Hyaluronsäure bindet vergleichsweise große Mengen Wasser und steckt darum auch in manchen Nasensprays oder Augentropfen, um der Austrocknung entgegenzuwirken. Ebenso ist die Säure entzündungshemmend. Auch die Mulle scheinen die Hyaluronsäure vorwiegend zur Pflege ihrer Haut zu bilden. Die Krebsresistenz ist offenbar ein netter Nebeneffekt.

Wissenschaftler der Universität Liverpool wiesen nach, dass die Mullzellen viel widerstandsfähiger gegen Beschädigungen ihres Erbguts sind. Beim Kopieren der DNS treten früher oder später Mutationen auf. Die Nacktmulle kopieren offenbar besser.

Meister im Luftanhalten

Wo wir gerade beim Fasten sind. Radikale Asketen wissen, dass wir theo­retisch ein paar Wochen ohne Nahrung auskommen könnten. Und ein paar Tage ohne Wasser. Aber wie lange halten wir es ohne Sauerstoff zum Atmen aus? Nacktmulle schaffen es bis zu 20 Minuten.

Das ist auch ganz hilfreich. Denn Sauerstoff ist in den unterirdischen Gängen der Nacktmullkolonien Mangelware. Während für Menschen ein Sauerstoffgehalt von unter zehn Prozent in der Atemluft lebensgefährlich wird, kommen die Mulle stundenlang mit fünf Prozent aus. Wenn die Tiere dicht an dicht zusammengekuschelt in ihren Nestern schlafen, bekommen sie zeitweise fast gar keine Luft. Und ersticken nicht.

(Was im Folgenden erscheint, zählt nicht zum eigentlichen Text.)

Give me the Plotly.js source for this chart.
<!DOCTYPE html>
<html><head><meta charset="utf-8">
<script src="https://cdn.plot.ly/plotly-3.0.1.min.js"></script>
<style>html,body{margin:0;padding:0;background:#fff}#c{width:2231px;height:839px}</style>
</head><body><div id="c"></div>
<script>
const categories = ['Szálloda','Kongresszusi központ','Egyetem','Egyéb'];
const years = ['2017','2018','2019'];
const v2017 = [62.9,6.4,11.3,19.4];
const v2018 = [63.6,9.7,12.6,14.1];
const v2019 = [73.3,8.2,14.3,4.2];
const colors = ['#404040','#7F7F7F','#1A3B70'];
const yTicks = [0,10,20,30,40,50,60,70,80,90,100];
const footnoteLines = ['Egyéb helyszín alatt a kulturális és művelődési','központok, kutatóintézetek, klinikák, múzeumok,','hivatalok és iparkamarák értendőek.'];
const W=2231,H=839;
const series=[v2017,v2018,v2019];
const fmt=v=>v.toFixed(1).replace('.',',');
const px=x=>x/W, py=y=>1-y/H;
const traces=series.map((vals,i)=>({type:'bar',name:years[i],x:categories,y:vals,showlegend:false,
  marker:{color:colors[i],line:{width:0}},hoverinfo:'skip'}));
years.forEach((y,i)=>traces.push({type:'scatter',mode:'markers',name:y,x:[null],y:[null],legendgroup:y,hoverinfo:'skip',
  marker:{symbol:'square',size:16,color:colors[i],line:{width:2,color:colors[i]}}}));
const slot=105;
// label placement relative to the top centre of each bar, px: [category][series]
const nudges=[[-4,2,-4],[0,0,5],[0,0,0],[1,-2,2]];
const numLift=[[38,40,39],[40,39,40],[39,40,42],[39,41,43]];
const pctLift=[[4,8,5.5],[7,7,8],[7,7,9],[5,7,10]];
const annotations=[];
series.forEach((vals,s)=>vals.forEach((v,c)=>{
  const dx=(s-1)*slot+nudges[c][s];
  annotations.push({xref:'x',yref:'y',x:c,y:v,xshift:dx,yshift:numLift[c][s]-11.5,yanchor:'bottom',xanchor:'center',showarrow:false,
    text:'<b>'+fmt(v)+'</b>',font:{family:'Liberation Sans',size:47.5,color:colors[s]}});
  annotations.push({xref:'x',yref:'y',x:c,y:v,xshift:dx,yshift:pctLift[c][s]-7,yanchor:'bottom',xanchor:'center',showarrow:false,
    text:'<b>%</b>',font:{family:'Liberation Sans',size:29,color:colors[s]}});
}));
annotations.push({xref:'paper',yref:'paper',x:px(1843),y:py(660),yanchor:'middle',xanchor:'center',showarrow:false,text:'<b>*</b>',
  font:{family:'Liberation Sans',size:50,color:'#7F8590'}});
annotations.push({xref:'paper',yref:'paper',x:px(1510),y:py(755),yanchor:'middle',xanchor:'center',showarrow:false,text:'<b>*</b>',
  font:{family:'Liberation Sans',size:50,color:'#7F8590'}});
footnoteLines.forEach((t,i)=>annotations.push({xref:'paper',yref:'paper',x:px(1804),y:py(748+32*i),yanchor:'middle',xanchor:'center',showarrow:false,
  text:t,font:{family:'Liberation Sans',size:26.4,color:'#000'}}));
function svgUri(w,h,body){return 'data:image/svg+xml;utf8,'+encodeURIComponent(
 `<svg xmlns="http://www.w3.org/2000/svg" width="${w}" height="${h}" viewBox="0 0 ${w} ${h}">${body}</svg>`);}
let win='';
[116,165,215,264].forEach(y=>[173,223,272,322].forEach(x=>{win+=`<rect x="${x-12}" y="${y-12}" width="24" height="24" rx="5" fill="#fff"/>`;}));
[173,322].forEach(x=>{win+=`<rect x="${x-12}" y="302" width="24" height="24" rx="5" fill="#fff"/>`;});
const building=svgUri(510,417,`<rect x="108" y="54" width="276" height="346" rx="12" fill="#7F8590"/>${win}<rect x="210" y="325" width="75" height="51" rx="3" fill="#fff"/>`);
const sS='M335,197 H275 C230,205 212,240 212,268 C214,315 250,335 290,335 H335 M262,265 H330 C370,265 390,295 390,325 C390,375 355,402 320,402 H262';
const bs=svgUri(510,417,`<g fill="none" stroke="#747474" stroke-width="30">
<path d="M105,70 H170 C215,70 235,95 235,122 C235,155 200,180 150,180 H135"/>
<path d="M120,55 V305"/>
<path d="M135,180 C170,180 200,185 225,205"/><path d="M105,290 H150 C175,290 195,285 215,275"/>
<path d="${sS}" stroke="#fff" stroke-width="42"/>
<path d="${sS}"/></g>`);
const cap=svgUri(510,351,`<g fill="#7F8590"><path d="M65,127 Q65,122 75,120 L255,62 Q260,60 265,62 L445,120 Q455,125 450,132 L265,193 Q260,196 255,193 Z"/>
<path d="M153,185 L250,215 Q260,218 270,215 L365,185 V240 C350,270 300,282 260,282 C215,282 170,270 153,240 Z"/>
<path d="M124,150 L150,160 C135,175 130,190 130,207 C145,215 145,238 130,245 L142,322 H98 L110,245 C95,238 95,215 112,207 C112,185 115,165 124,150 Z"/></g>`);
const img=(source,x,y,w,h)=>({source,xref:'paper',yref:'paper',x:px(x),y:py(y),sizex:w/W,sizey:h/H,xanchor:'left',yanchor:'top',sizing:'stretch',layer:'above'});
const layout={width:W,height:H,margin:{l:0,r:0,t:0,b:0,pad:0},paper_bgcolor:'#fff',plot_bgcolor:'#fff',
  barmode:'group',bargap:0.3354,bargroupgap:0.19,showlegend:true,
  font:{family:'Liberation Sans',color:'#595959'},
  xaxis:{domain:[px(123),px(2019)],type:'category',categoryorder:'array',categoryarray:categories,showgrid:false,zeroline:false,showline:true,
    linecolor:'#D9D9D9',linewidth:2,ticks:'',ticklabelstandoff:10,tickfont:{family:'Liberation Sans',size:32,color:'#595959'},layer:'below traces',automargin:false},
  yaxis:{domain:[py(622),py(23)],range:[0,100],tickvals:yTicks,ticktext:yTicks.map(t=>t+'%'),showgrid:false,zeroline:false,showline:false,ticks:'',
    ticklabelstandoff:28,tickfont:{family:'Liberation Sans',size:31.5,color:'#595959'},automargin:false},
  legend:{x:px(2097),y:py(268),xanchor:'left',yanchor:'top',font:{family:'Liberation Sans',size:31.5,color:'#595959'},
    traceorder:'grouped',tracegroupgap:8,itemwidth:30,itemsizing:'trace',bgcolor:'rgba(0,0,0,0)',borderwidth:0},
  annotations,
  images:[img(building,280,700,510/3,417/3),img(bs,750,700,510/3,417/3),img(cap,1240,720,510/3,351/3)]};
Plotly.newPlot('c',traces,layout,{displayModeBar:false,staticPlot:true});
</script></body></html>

Achtzehn Minuten halten die Mulle sogar komplett ohne Sauerstoff aus. Dabei fallen die Tiere in eine Art Winterruhe. Ihr Puls senkt sich von 200 auf 50 Herzschläge pro Minute. Die Tiere greifen dann auf eine einzigartige Überlebensstrategie zurück: Sie versorgen ihre Organe unabhängig von Sauerstoff mit Energie. Dazu stellen sie ihren Stoffwechsel von Glukose auf Fruktose um.

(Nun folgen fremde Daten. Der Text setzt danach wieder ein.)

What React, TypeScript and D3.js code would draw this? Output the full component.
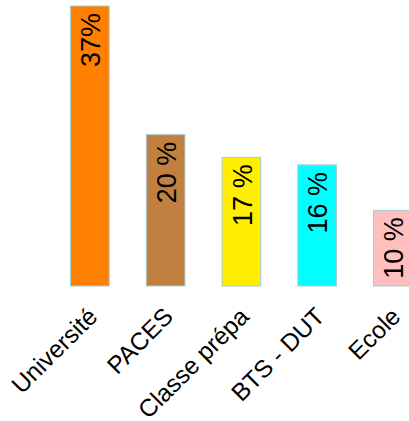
import * as d3 from "d3";

// Répartition des bacheliers par type de formation (%)
const CATEGORIES = ["Université", "PACES", "Classe prépa", "BTS - DUT", "Ecole"];
const VALUES = [37, 20, 17, 16, 10];
const VALUE_LABELS = ["37%", "20 %", "17 %", "16 %", "10 %"];
const COLORS = ["#ff8000", "#c1803f", "#ffee00", "#00ffff", "#ffbfbf"];

const W = 409;
const H = 421;
const FONT = "'Liberation Sans', Arial, Helvetica, sans-serif";

export default function App() {
  const x = d3
    .scaleBand<string>()
    .domain(CATEGORIES)
    .range([52, 52 + 5 * 75.75])
    .paddingInner(0.49)
    .paddingOuter(0.245);

  const y = d3.scaleLinear().domain([0, 37]).range([286, 6]);

  return (
    <svg
      width={W}
      height={H}
      style={{ position: "absolute", left: 0, top: 0, background: "#fff" }}
      fontFamily={FONT}
    >
      {CATEGORIES.map((c, i) => {
        const bx = x(c)!;
        const bw = x.bandwidth();
        const cx = bx + bw / 2;
        const top = y(VALUES[i]);
        return (
          <g key={c}>
            <rect
              x={bx}
              y={top}
              width={bw}
              height={y(0) - top}
              fill={COLORS[i]}
              stroke="#a9cbd0"
              strokeWidth={1}
            />
            <text
              transform={`translate(${cx + 0.5},${top + 7}) rotate(-90)`}
              textAnchor="end"
              dy="0.36em"
              fontSize={27}
              fill="#000"
            >
              {VALUE_LABELS[i]}
            </text>
            <text
              transform={`translate(${cx + 9},318) rotate(-45)`}
              textAnchor="end"
              fontSize={24.5}
              fill="#000"
            >
              {c}
            </text>
          </g>
        );
      })}
    </svg>
  );
}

Könnte unser Hirn im Notfall so eine kurze Atempause einlegen, müssten wir uns nicht mit den schweren Folgen beschäftigen, die ein Schlaganfall oder ein Herzinfarkt innerhalb von Minuten bei Menschen anrichten kann.

Dialekt kann tödlich sein

Und dann sprechen Nacktmulle noch verschiedene Dialekte. Wie das eben ist, wenn sozia­le Gruppen ohne jeden Austausch voneinander getrennt werden. Eigene Melodien und Phrasen schleichen sich ein.

Das haben Wissenschaftler herausgefunden, indem sie über 35.000 verschiedene Nacktmullgeräusche aufgenommen und mit einem Computerprogramm analysiert haben. Die Software konnte später jedem Mull einen individuellen Sound zuweisen. Darüber hinaus ließen sich Gemeinsamkeiten der Laute innerhalb einer Kolonie feststellen. Daraus haben die Forschenden geschlossen, dass wohl jede Nacktmull­kolonie seinen eigenen Dialekt hat.

In einer Nacktmullkolonie gibt es ständig Geräusche. Die Tiere fiepen, grunzen und zirpen ununterbrochen. Unter all diesen Lauten gibt es auch eine Grußformel: ein leises Zwitschern, mit dem sich die Tiere „Hallo“ sagen – und erkennen. Antwortet ein Mull auf die Begrüßung im angemessenen Sound, so wird er freundlich willkommen geheißen. Spricht er jedoch einen anderen Dialekt, gibt’s Ärger.

Denn Nacktmulle sind fremdenfeindlich. Mulle, die nicht dieselbe Sprache sprechen, werden rabiat aus den Tunneln der Kolonie gejagt, bestenfalls. Für gewöhnlich töten Mulle Artgenossen aus anderen Kolonien, wenn die sich in einen fremden Bau gebuddelt haben.